Introduction

Entanglement, as an important resource in quantum communication, has been focused on extensively in both finite dimensional and infinite dimensional (esp. continuous variable) quantum systems1,2,3,4. It is one of core problems to decide whether or not a given quantum state is entangled. As we know, continuous variable (CV) quantum systems are fundamental and important from theoretical and experimental views. In particular, Gaussian states can be theoretically easy to manage and experimentally easy to produce5. Recently the topics on entanglement of Gaussian states have been developed rapidly. Some different conditions for entanglement of bipartite Gaussian states are extended from the finite dimensional case, such as, the criterion of the positivity of the partial transpose and additional separability criteria for covariance matrices6,7, the computable cross norm (CCN) or realignment criterion8,9. The above mentioned criteria are also generalized to the multipartite Gaussian states10,11,12,13. Furthermore, other techniques are also used to build the entanglement criteria for multi partite Gaussian states14,15,16.

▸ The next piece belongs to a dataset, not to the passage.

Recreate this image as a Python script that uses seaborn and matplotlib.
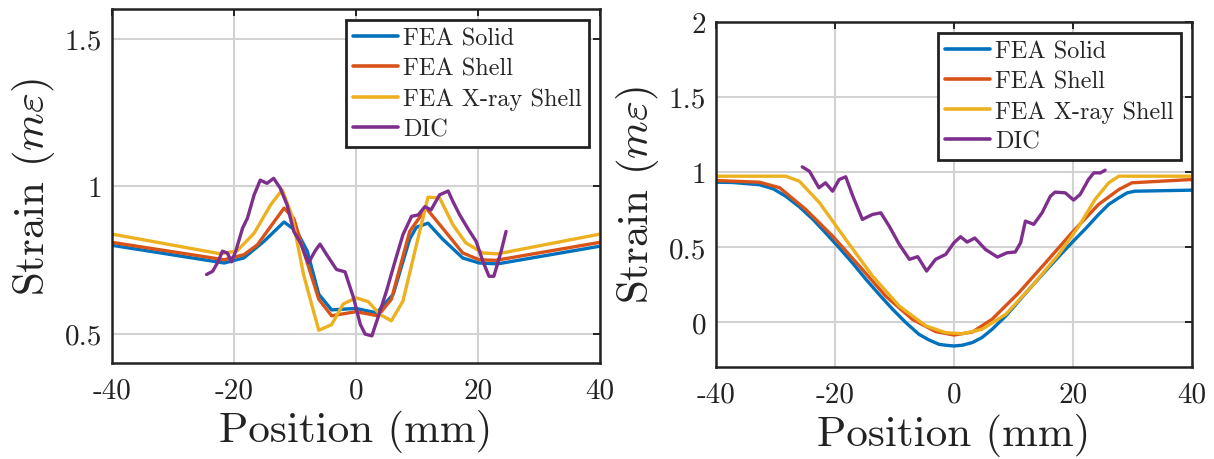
import numpy as np
import pandas as pd
import matplotlib
matplotlib.use("Agg")
import matplotlib.pyplot as plt
import seaborn as sns

# ---------------- data ----------------
series_names = ["FEA Solid", "FEA Shell", "FEA X-ray Shell", "DIC"]
series_colors = ["#0072BD", "#D95319", "#EDB120", "#7E2F8E"]

# Left panel
L_solid_x = [-40, -21.6, -18.4, -15.1, -11.8, -9.7, -8.0, -6.1, -4.0, 0.0, 3.4, 6.1, 8.8, 9.9, 11.8, 14.2, 17.5, 20.2, 23.2, 40]
L_solid_y = [0.799, 0.739, 0.756, 0.812, 0.878, 0.846, 0.78, 0.633, 0.58, 0.585, 0.57, 0.633, 0.82, 0.86, 0.874, 0.82, 0.756, 0.739, 0.736, 0.796]

L_shell_x = [-40, -21.6, -18.4, -16.2, -11.8, -10.2, -8.6, -6.1, -4.0, 0.0, 3.6, 5.8, 8.8, 11.5, 14.2, 17.5, 20.2, 22.9, 40]
L_shell_y = [0.809, 0.75, 0.767, 0.80, 0.925, 0.89, 0.78, 0.616, 0.56, 0.574, 0.56, 0.616, 0.846, 0.925, 0.857, 0.773, 0.75, 0.748, 0.809]

L_xray_x = [-40, -22.2, -19.5, -16.7, -14.0, -12.1, -10.5, -8.6, -7.5, -6.1, -4.0, -2.1, 0.0, 2.0, 3.9, 5.8, 7.7, 9.9, 11.8, 13.7, 15.9, 18.0, 20.8, 23.2, 40]
L_xray_y = [0.837, 0.77, 0.78, 0.84, 0.936, 0.987, 0.90, 0.70, 0.616, 0.511, 0.53, 0.60, 0.621, 0.608, 0.565, 0.543, 0.61, 0.80, 0.962, 0.96, 0.868, 0.807, 0.773, 0.77, 0.837]

L_dic_x = [-24.5, -23.5, -22.7, -21.9, -21.1, -20.4, -19.7, -18.6, -17.8, -16.7, -15.7, -14.6, -13.5, -12.4, -11.3, -10.2, -9.1, -7.8, -6.7, -5.9, -4.8, -3.2, -1.8, -0.4, 0.7, 1.5, 2.6, 3.6, 5.0, 6.4, 7.7, 9.1, 10.2, 11.3, 12.3, 13.7, 15.1, 15.9, 17.0, 18.3, 19.7, 20.8, 21.8, 22.6, 23.8, 24.6]
L_dic_y = [0.70, 0.711, 0.74, 0.779, 0.773, 0.743, 0.78, 0.857, 0.891, 0.97, 1.02, 1.009, 1.026, 0.992, 0.936, 0.846, 0.807, 0.739, 0.78, 0.803, 0.767, 0.717, 0.709, 0.621, 0.531, 0.498, 0.492, 0.554, 0.644, 0.745, 0.835, 0.897, 0.902, 0.93, 0.919, 0.97, 0.983, 0.947, 0.902, 0.857, 0.812, 0.745, 0.694, 0.694, 0.779, 0.846]

# Right panel
R_solid_x = [-40, -37.2, -32.7, -30.4, -28.3, -26.0, -23.7, -21.5, -19.3, -17.0, -14.8, -12.6, -10.3, -8.1, -5.9, -4.2, -2.5, -1.4, 0.0, 1.4, 3.1, 4.7, 6.4, 8.7, 10.9, 13.1, 15.4, 17.6, 19.8, 22.1, 24.3, 26.0, 27.7, 29.1, 30.4, 40]
R_solid_y = [0.931, 0.929, 0.914, 0.887, 0.838, 0.767, 0.683, 0.59, 0.494, 0.39, 0.284, 0.184, 0.084, -0.004, -0.082, -0.12, -0.149, -0.155, -0.16, -0.155, -0.137, -0.104, -0.049, 0.04, 0.14, 0.239, 0.34, 0.435, 0.528, 0.621, 0.716, 0.783, 0.827, 0.86, 0.871, 0.878]

R_shell_x = [-40, -32.7, -29.3, -24.9, -20.4, -15.9, -11.5, -7.0, -3.1, 0.0, 3.1, 6.4, 10.9, 15.4, 19.8, 24.3, 27.7, 29.9, 40]
R_shell_y = [0.942, 0.931, 0.894, 0.749, 0.572, 0.372, 0.173, 0.018, -0.064, -0.087, -0.067, 0.018, 0.195, 0.395, 0.594, 0.783, 0.882, 0.927, 0.949]

R_xray_x = [-40, -28.3, -26.0, -22.6, -18.2, -13.7, -9.2, -4.7, -1.4, 1.4, 4.7, 8.7, 13.1, 17.6, 21.0, 23.7, 26.0, 27.7, 40]
R_xray_y = [0.971, 0.971, 0.938, 0.794, 0.55, 0.306, 0.106, -0.027, -0.071, -0.078, -0.049, 0.051, 0.239, 0.45, 0.639, 0.816, 0.927, 0.971, 0.971]

R_dic_x = [-25.5, -24.3, -22.7, -21.6, -20.4, -19.3, -18.2, -17.0, -15.4, -13.7, -12.3, -10.9, -9.2, -7.5, -6.1, -4.6, -3.1, -1.4, 0.0, 1.1, 2.2, 3.5, 5.3, 7.3, 8.9, 10.3, 11.2, 12.0, 13.4, 14.8, 16.2, 17.0, 18.7, 20.1, 21.2, 22.6, 23.5, 24.6, 25.4]
R_dic_y = [1.033, 1.004, 0.894, 0.927, 0.871, 0.949, 0.967, 0.838, 0.683, 0.716, 0.727, 0.639, 0.517, 0.417, 0.435, 0.339, 0.417, 0.45, 0.528, 0.568, 0.532, 0.559, 0.483, 0.432, 0.461, 0.466, 0.528, 0.672, 0.65, 0.727, 0.838, 0.865, 0.86, 0.812, 0.849, 0.949, 0.993, 0.993, 1.011]

x_ticks = [-40, -20, 0, 20, 40]
x_tick_labels = ["-40", "-20", "0", "20", "40"]
L_y_ticks = [0.5, 1.0, 1.5]
L_y_tick_labels = ["0.5", "1", "1.5"]
R_y_ticks = [0, 0.5, 1.0, 1.5, 2.0]
R_y_tick_labels = ["0", "0.5", "1", "1.5", "2"]

x_label = "Position (mm)"
y_label = r"Strain ($m\varepsilon$)"

# ---------------- style ----------------
sns.set_theme(style="white")
plt.rcParams["font.family"] = ["cmr10", "DejaVu Serif"]
plt.rcParams["mathtext.fontset"] = "cm"
plt.rcParams["axes.unicode_minus"] = False
plt.rcParams["axes.formatter.use_mathtext"] = True

fig = plt.figure(figsize=(12.14, 4.6), dpi=100)
axL = fig.add_axes([112 / 1214, 1 - 364 / 460, (600 - 112) / 1214, (364 - 10) / 460])
axR = fig.add_axes([716 / 1214, 1 - 368 / 460, (1192 - 716) / 1214, (368 - 22.7) / 460])

panels = [
    (axL, [(L_solid_x, L_solid_y), (L_shell_x, L_shell_y), (L_xray_x, L_xray_y), (L_dic_x, L_dic_y)],
     (0.4, 1.6), L_y_ticks, L_y_tick_labels),
    (axR, [(R_solid_x, R_solid_y), (R_shell_x, R_shell_y), (R_xray_x, R_xray_y), (R_dic_x, R_dic_y)],
     (-0.3, 2.0), R_y_ticks, R_y_tick_labels),
]

for ax, data, ylim, yt, ytl in panels:
    for (xs, ys), name, col in zip(data, series_names, series_colors):
        df = pd.DataFrame({"x": xs, "y": ys})
        sns.lineplot(data=df, x="x", y="y", ax=ax, color=col, label=name,
                     linewidth=2.4, estimator=None, sort=False)
    ax.set_xlim(-40, 40)
    ax.set_ylim(*ylim)
    ax.set_xticks(x_ticks)
    ax.set_xticklabels(x_tick_labels)
    ax.set_yticks(yt)
    ax.set_yticklabels(ytl)
    ax.grid(True, color="#d2d2d2", linewidth=1.5)
    ax.set_axisbelow(True)
    for sp in ax.spines.values():
        sp.set_visible(True)
        sp.set_color("#222222")
        sp.set_linewidth(1.8)
    ax.tick_params(axis="both", direction="in", length=5, width=1.4, color="#222222",
                   top=True, right=True, labelsize=21, labelcolor="#222222")
    ax.tick_params(axis="x", pad=10)
    ax.tick_params(axis="y", pad=7)
    ax.set_xlabel(x_label, fontsize=31, color="#222222", labelpad=4)
    ax.set_ylabel(y_label, fontsize=31, color="#222222", labelpad=6)
    leg = ax.legend(loc="upper right", fontsize=17.5, frameon=True, fancybox=False,
                    handlelength=1.85, handletextpad=0.2, labelspacing=0.33,
                    borderaxespad=0.45, borderpad=0.3, framealpha=1)
    leg.get_frame().set_edgecolor("#222222")
    leg.get_frame().set_linewidth(2.0)
    for line in leg.get_lines():
        line.set_linewidth(2.6)

fig.savefig("out.png", dpi=100, facecolor="white")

Entanglement criteria based on uncertainty relations have been studied in multi partite continuous variable systems17,18,19,20,21,22. Such a technique is found by Duan, Giedke, Cirac and Zoller17 and the so-called local uncertainty relation (LUR) criteria are developed by Hofmann and Takeuchi18. Roughly speaking, if one want to determine whether or not a CV state is entangled by LUR, it needs to check whether or not the state violates an inequality dependent on chosen observables and parameters. For example, Loock and Furusawa21 improve the LUR and says that: for an N-party and N-mode CV state ρ, ρ is separable if for arbitrary scalar h1, h2, …, hN, g1, g2, …, gN

$${\langle {({\rm{\Delta }}\hat{u})}^{2}\rangle }_{\rho }+{\langle {({\rm{\Delta }}\hat{v})}^{2}\rangle }_{\rho }\ge f({h}_{1},{h}_{2},\ldots ,{h}_{N},{g}_{1},{g}_{2},\ldots ,{g}_{N}),$$

where \(\hat{u}={\sum }_{i=1}^{N}\,{h}_{i}{\hat{x}}_{i}\), \(\hat{v}={\sum }_{i=1}^{N}\,{g}_{i}{\hat{p}}_{i}\), \(({\hat{x}}_{i},{\hat{p}}_{i})\) is the pair of the position and momentum operators in the ith mode (party) and f is a computable function. The criteria in21 are available for N-party and N-mode CV states (that is, there is only one mode in each party) and dependent on observables \(\hat{u}\) and \(\hat{v}\). However, all of the above criteria are dependent on the choice of observables. In the present paper, improving the LUR criteria, we devote to building an entanglement criterion of Gaussian states, which is independent on observables. Furthermore, it is mentioned that the criterion in21 is available for N-party and N-mode CV states (that is, there is only one mode in each party). The criterion in the present paper can be executed for N-party systems with arbitrary modes in each party (See Theorem 2.1 and Corollary 2.2).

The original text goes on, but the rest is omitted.